Markings on fossil leaves appear to be the 'death grip' of ants infected by the so-called zombie fungus, Ophiocordyceps. The fungus causes the infected ants to move to a position on nearby vegetation and die immobilized there, such that the sprouting fruiting body of the fungus will more efficiently spread its spores over yet more ants. This grip leaves distinctive markings on the leaves, which were recognized by a group led by David Hughes (disclosure: I have met David and heard him talk about his work).
Having this fossil evidence allows us to be able to give a minimum age for the history of this fungal life-style. Despite advances in the study of molecular evolution, fossil evidence is still the most direct way to pin a date on events in the history of life.
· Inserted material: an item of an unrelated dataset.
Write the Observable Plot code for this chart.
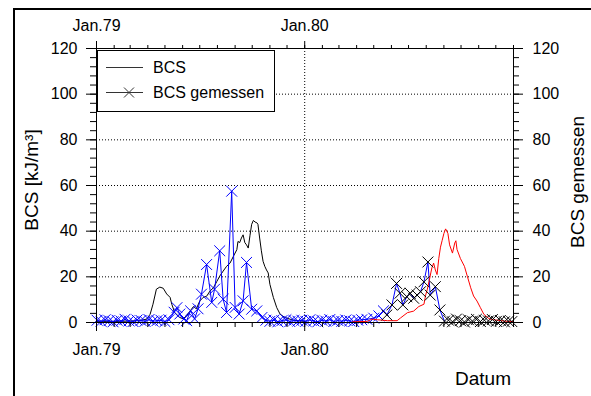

Earlier hopes that the rate of changes in nucleotide or amino-acid sequences could provide an objective 'molecular clock' (first proposed in the 1960s by Emile Zuckerkandl and Linus Pauling - yes, that Linus Pauling) turned out to be premature, because rates of molecular evolution are not generally uniform across species and even in single lineages over time, and therefore need to be calibrated, typically against the fossil record.
On the topic of science reporting: The Guardian newspaper article linked above is better than most newspaper science reporting, however, it still illustrates a few sticky points that nag at me when I read about science in the news.
Chief among these is the lack of citations. That is disconcerting, especially to someone in an academic setting where proper attribution is always emphasized. Science reporters are quite uneven in how they cite things: some simply omit any mention of where the research they describe is going to be published (or has been published), some state the journal name and leave it at that, and only in a few cases is a full citation (or in this article: a link to a PubMed record) given. Here, however, note that the PubMed link is to an earlier paper on a related topic, but not about the issue being directly reported. The article says that the scientific report is published in Biology Letters, but a quick search in the journal's website turned up no hits. Hence I can only conclude that it's yet to be published, and the reporter was privy to a prepublication preview.
Unfortunately, this affects blogging, too. I'm happy to highlight interesting papers and newspaper reports on biology, but without having seen the original paper, if new research is being presented, it is hard to assess the quality and reliability of the work, and whether it really is worth being blogged about. Worse yet, the reporter may have distorted the actual conclusions, or misrepresented the facts, ... the list goes on.